Even Galadriel is not immune to this; first setting out for Middle-earth out of a lust for power and dreams of empire, this darker side of her nature is one that she has to struggle with almost until the very end of her story, when at the end of the Third Age she rejects the temptation of the One Ring and the possibility of absolute power, but in so doing proves that her journey of growth and repentance is complete and that she is worthy to come home.

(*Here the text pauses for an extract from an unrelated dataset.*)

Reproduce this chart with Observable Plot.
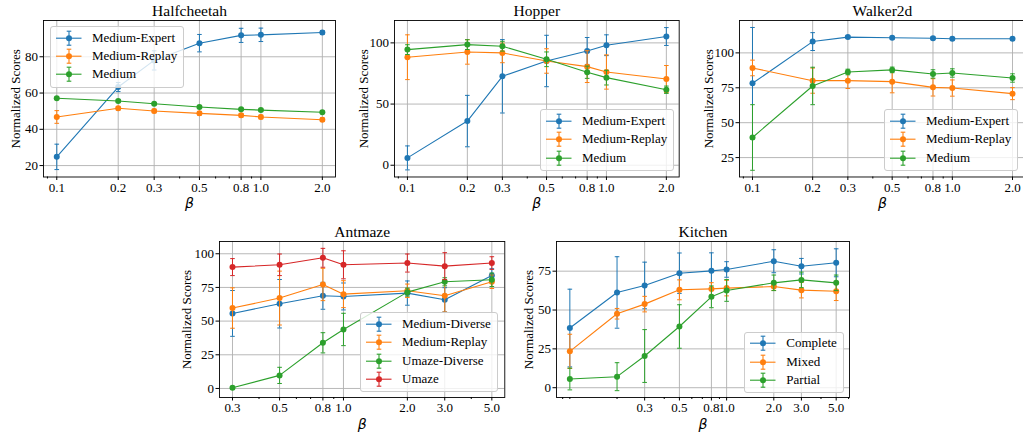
<!DOCTYPE html>
<html><head><meta charset="utf-8">
<script src="https://cdn.jsdelivr.net/npm/d3@7"></script>
<script src="https://cdn.jsdelivr.net/npm/@observablehq/plot@0.6"></script>
<style>
body{margin:0;background:#fff;}
#fig{position:relative;width:1023px;height:436px;overflow:hidden;background:#fff;font-family:"Liberation Serif","Times New Roman",serif;}
#fig svg.panel{position:absolute;overflow:visible;}
.legend{position:absolute;background:rgba(255,255,255,0.8);border:1px solid #cccccc;border-radius:3px;padding:1.5px 6px 3px 0;font-size:13px;color:#000;}
.legend .row{display:flex;align-items:center;height:18.4px;white-space:nowrap;}
.legend .row svg{flex:none;}
</style></head><body><div id="fig"></div>
<script>
// ---------- data ----------
const betaMujoco = [0.1, 0.2, 0.3, 0.5, 0.8, 1.0, 2.0];
const betaAntmaze = [0.3, 0.5, 0.8, 1.0, 2.0, 3.0, 5.0];
const betaKitchen = [0.1, 0.2, 0.3, 0.5, 0.8, 1.0, 2.0, 3.0, 5.0];
const xTicksMujoco = [0.1, 0.2, 0.3, 0.5, 0.8, 1.0, 2.0];
const xTicksAntmaze = [0.3, 0.5, 0.8, 1.0, 2.0, 3.0, 5.0];
const xTicksKitchen = [0.3, 0.5, 0.8, 1.0, 2.0, 3.0, 5.0];
const yTicksHalfcheetah = [20, 40, 60, 80];
const yTicksHopper = [0, 50, 100];
const yTicksWalker = [25, 50, 75, 100];
const yTicksAntmaze = [0, 25, 50, 75, 100];
const yTicksKitchen = [0, 25, 50, 75];

const hcMediumExpert = [24.8, 63.3, 78.0, 87.5, 91.8, 92.1, 93.4];
const hcMediumExpertErr = [7.0, 2.5, 5.3, 4.8, 3.9, 3.7, 1.0];
const hcMediumReplay = [46.8, 51.6, 50.1, 48.8, 47.7, 46.8, 45.3];
const hcMediumReplayErr = [3.5, 1.0, 1.0, 1.0, 1.0, 1.0, 1.0];
const hcMedium = [57.1, 55.6, 54.1, 52.3, 51.0, 50.6, 49.4];
const hcMediumErr = [0.6, 0.8, 0.6, 0.6, 0.6, 0.6, 0.6];

const hopMediumExpert = [6.0, 36.1, 72.7, 85.2, 93.4, 98.1, 105.2];
const hopMediumExpertErr = [9.8, 21, 30, 21, 11, 8.5, 7.3];
const hopMediumReplay = [88.3, 92.6, 91.8, 85.2, 80.6, 76.2, 70.5];
const hopMediumReplayErr = [18.3, 10, 8, 10, 13, 14, 11];
const hopMedium = [94.5, 98.6, 97.3, 86.6, 76.0, 71.6, 61.7];
const hopMediumErr = [4, 4, 4, 6, 5, 6, 3];

const wkMediumExpert = [78.2, 108.1, 111.3, 110.8, 110.5, 110.1, 110.1];
const wkMediumExpertErr = [40, 6.4, 1, 1, 1, 1, 1];
const wkMediumReplay = [89.2, 80.1, 80.1, 79.4, 75.3, 74.8, 70.8];
const wkMediumReplayErr = [5.6, 9, 5.6, 8, 6.2, 5.8, 4.3];
const wkMedium = [39.4, 76.3, 86.3, 87.8, 84.9, 85.6, 82.0];
const wkMediumErr = [23.5, 13.4, 2, 2, 3, 3, 3];

const amMediumDiverse = [55.7, 62.9, 68.8, 68.3, 70.8, 65.8, 83.9];
const amMediumDiverseErr = [17, 18, 10, 10, 9, 9, 5];
const amMediumReplay = [59.7, 67.1, 77.2, 70.0, 72.5, 68.8, 79.2];
const amMediumReplayErr = [15, 20, 12, 10, 5, 12, 5];
const amUmazeDiverse = [0.5, 9.7, 33.9, 43.8, 71.5, 79.2, 80.7];
const amUmazeDiverseErr = [1, 6, 7.5, 12, 3, 3, 5];
const amUmaze = [90.1, 91.8, 97.0, 91.8, 93.1, 90.8, 93.1];
const amUmazeErr = [6.3, 8, 7, 10.4, 6.7, 10, 4.7];

const kiComplete = [38.4, 61.3, 65.8, 73.7, 75.2, 76.1, 81.4, 78.2, 80.4];
const kiCompleteErr = [25, 23, 15, 13, 11.6, 5, 7.4, 5, 9];
const kiMixed = [23.4, 47.6, 53.8, 63.0, 63.6, 64.1, 65.1, 62.8, 62.1];
const kiMixedErr = [11, 3.4, 5, 6.4, 4, 5, 2.5, 5, 6];
const kiPartial = [5.6, 7.1, 20.4, 39.4, 58.5, 62.6, 67.5, 69.4, 67.5];
const kiPartialErr = [7, 9, 17, 14, 7, 7, 5, 5, 5];

const C = {blue:"#1f77b4", orange:"#ff7f0e", green:"#2ca02c", red:"#d62728"};
const SERIF = "'Liberation Serif', 'Times New Roman', serif";

// ---------- drawing ----------
const fig = document.getElementById("fig");
const capSymbol = {draw(ctx){ ctx.moveTo(-2.3,0); ctx.lineTo(2.3,0); }};

function minorTicks(domain, majors){
  const out=[];
  for(let e=-3;e<=2;e++) for(let m=1;m<=9;m++){
    const v=+(m*Math.pow(10,e)).toPrecision(3);
    if(v>=domain[0]&&v<=domain[1]&&!majors.some(t=>Math.abs(t-v)<1e-9)) out.push(v);
  }
  return out;
}

function panel(cfg){
  const [L,T,R,B]=cfg.frame;
  const mL=50,mR=8,mT=26,mB=40;
  const series=cfg.series.map(s=>({...s,rows:s.values.map((v,i)=>({x:cfg.beta[i],y:v,e:s.errs[i]}))}));
  const marks=[
    Plot.gridX(cfg.xTicks,{stroke:"#b0b0b0",strokeOpacity:1,strokeWidth:0.9}),
    Plot.gridY(cfg.yTicks,{stroke:"#b0b0b0",strokeOpacity:1,strokeWidth:0.9})
  ];
  for(const s of series){
    marks.push(
      Plot.ruleX(s.rows,{x:"x",y1:d=>d.y-d.e,y2:d=>d.y+d.e,stroke:s.color,strokeWidth:1}),
      Plot.dot(s.rows,{x:"x",y:d=>d.y+d.e,symbol:capSymbol,r:2,stroke:s.color,strokeWidth:1,fill:"none"}),
      Plot.dot(s.rows,{x:"x",y:d=>d.y-d.e,symbol:capSymbol,r:2,stroke:s.color,strokeWidth:1,fill:"none"}),
      Plot.line(s.rows,{x:"x",y:"y",stroke:s.color,strokeWidth:1.1}),
      Plot.dot(s.rows,{x:"x",y:"y",r:3,fill:s.color,stroke:"none"})
    );
  }
  marks.push(
    Plot.frame({stroke:"#000",strokeWidth:0.9}),
    Plot.axisX(cfg.xTicks,{text:d=>d.toFixed(1),tickSize:3.5,tickPadding:2,label:null,fontSize:13,fontFamily:SERIF}),
    Plot.axisX(minorTicks(cfg.xDomain,cfg.xTicks),{text:()=>"",tickSize:2,label:null}),
    Plot.axisY(cfg.yTicks,{text:d=>String(d),tickSize:3.5,tickPadding:2,label:null,fontSize:13,fontFamily:SERIF}),
    Plot.text([cfg.title],{text:d=>d,frameAnchor:"top",dy:-9,fontSize:15.5,textAnchor:"middle",lineAnchor:"middle",fontFamily:SERIF}),
    Plot.text(["Normalized Scores"],{text:d=>d,frameAnchor:"left",dx:-cfg.ylabelOffset,rotate:-90,textAnchor:"middle",lineAnchor:"middle",fontSize:13,fontFamily:SERIF}),
    Plot.text(["β"],{text:d=>d,frameAnchor:"bottom",dy:27,textAnchor:"middle",lineAnchor:"middle",fontFamily:"'DejaVu Sans'",fontStyle:"italic",fontSize:14})
  );
  const svg=Plot.plot({
    width:(R-L)+mL+mR,height:(B-T)+mT+mB,
    marginLeft:mL,marginRight:mR,marginTop:mT,marginBottom:mB,
    style:{fontFamily:SERIF,fontSize:"13px",background:"transparent",color:"#000"},
    x:{type:"log",domain:cfg.xDomain},
    y:{domain:cfg.yDomain},
    marks
  });
  svg.classList.add("panel");
  svg.style.left=(L-mL)+"px";
  svg.style.top=(T-mT)+"px";
  fig.appendChild(svg);

  // legend
  const lg=document.createElement("div");
  lg.className="legend";
  lg.style.left=cfg.legendPos[0]+"px";
  lg.style.top=cfg.legendPos[1]+"px";
  for(const s of series){
    const row=document.createElement("div");
    row.className="row";
    row.innerHTML=`<svg width="41" height="18.4"><g stroke="${s.color}" stroke-width="1.1">
      <line x1="5" x2="30.5" y1="9.2" y2="9.2"/><line x1="18" x2="18" y1="2.2" y2="16.2"/>
      <line x1="15.7" x2="20.3" y1="2.2" y2="2.2"/><line x1="15.7" x2="20.3" y1="16.2" y2="16.2"/></g>
      <circle cx="18" cy="9.2" r="3" fill="${s.color}"/></svg><span>${s.name}</span>`;
    lg.appendChild(row);
  }
  fig.appendChild(lg);
}

const mujocoDomain=[0.0861,2.32];

panel({title:"Halfcheetah",frame:[43,19.5,335,176],beta:betaMujoco,xTicks:xTicksMujoco,xDomain:mujocoDomain,
  yDomain:[13.7,100],yTicks:yTicksHalfcheetah,ylabelOffset:28,legendPos:[50,26],
  series:[{name:"Medium-Expert",color:C.blue,values:hcMediumExpert,errs:hcMediumExpertErr},
          {name:"Medium-Replay",color:C.orange,values:hcMediumReplay,errs:hcMediumReplayErr},
          {name:"Medium",color:C.green,values:hcMedium,errs:hcMediumErr}]});

panel({title:"Hopper",frame:[394.3,19.5,679,176],beta:betaMujoco,xTicks:xTicksMujoco,xDomain:mujocoDomain,
  yDomain:[-9.6,118.3],yTicks:yTicksHopper,ylabelOffset:31,legendPos:[540,109.3],
  series:[{name:"Medium-Expert",color:C.blue,values:hopMediumExpert,errs:hopMediumExpertErr},
          {name:"Medium-Replay",color:C.orange,values:hopMediumReplay,errs:hopMediumReplayErr},
          {name:"Medium",color:C.green,values:hopMedium,errs:hopMediumErr}]});

panel({title:"Walker2d",frame:[738.7,19.5,1024.6,176],beta:betaMujoco,xTicks:xTicksMujoco,xDomain:mujocoDomain,
  yDomain:[11.1,123.2],yTicks:yTicksWalker,ylabelOffset:30.5,legendPos:[884,109.3],
  series:[{name:"Medium-Expert",color:C.blue,values:wkMediumExpert,errs:wkMediumExpertErr},
          {name:"Medium-Replay",color:C.orange,values:wkMediumReplay,errs:wkMediumReplayErr},
          {name:"Medium",color:C.green,values:wkMedium,errs:wkMediumErr}]});

panel({title:"Antmaze",frame:[218.7,241,504,397],beta:betaAntmaze,xTicks:xTicksAntmaze,xDomain:[0.2606,5.754],
  yDomain:[-6.7,109.1],yTicks:yTicksAntmaze,ylabelOffset:33,legendPos:[360,312.3],
  series:[{name:"Medium-Diverse",color:C.blue,values:amMediumDiverse,errs:amMediumDiverseErr},
          {name:"Medium-Replay",color:C.orange,values:amMediumReplay,errs:amMediumReplayErr},
          {name:"Umaze-Diverse",color:C.green,values:amUmazeDiverse,errs:amUmazeDiverseErr},
          {name:"Umaze",color:C.red,values:amUmaze,errs:amUmazeErr}]});

panel({title:"Kitchen",frame:[556,241,849,397],beta:betaKitchen,xTicks:xTicksKitchen,xDomain:[0.0822,6.08],
  yDomain:[-6.3,94.1],yTicks:yTicksKitchen,ylabelOffset:28,legendPos:[744.3,331.7],
  series:[{name:"Complete",color:C.blue,values:kiComplete,errs:kiCompleteErr},
          {name:"Mixed",color:C.orange,values:kiMixed,errs:kiMixedErr},
          {name:"Partial",color:C.green,values:kiPartial,errs:kiPartialErr}]});
</script></body></html>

When the mystery is finally solved, both Luke and Bridget choose to be bold, to “choose not the path of fear but that of faith” as it were, and to strike out on unexpected journeys that they had never anticipated going on when they first met, but in which they are confident that they can find fulfillment, mission and inner peace. To an extent, that’s what I’ve done with this essay, which is not the essay that I was planning to write this week. However, the story that presented itself in this adaptation provided some unexpected and welcome opportunities to talk about themes that are common between it and Tolkien’s world. Which is fitting, since once he had outgrown his initial idea of writing a mythology specifically for England, Tolkien instead chose to write about certain transcendent themes and ideals and values. As he himself put it, “We have come from God, and inevitably the myths woven by us, though they contain error, will also reflect a splintered fragment of the true light, the eternal truth that is with God.” And this doesn’t even have to apply in the case of an epic myth. Even a made-for-TV Agatha Christie adaptation can fill this role, and we are the richer for it.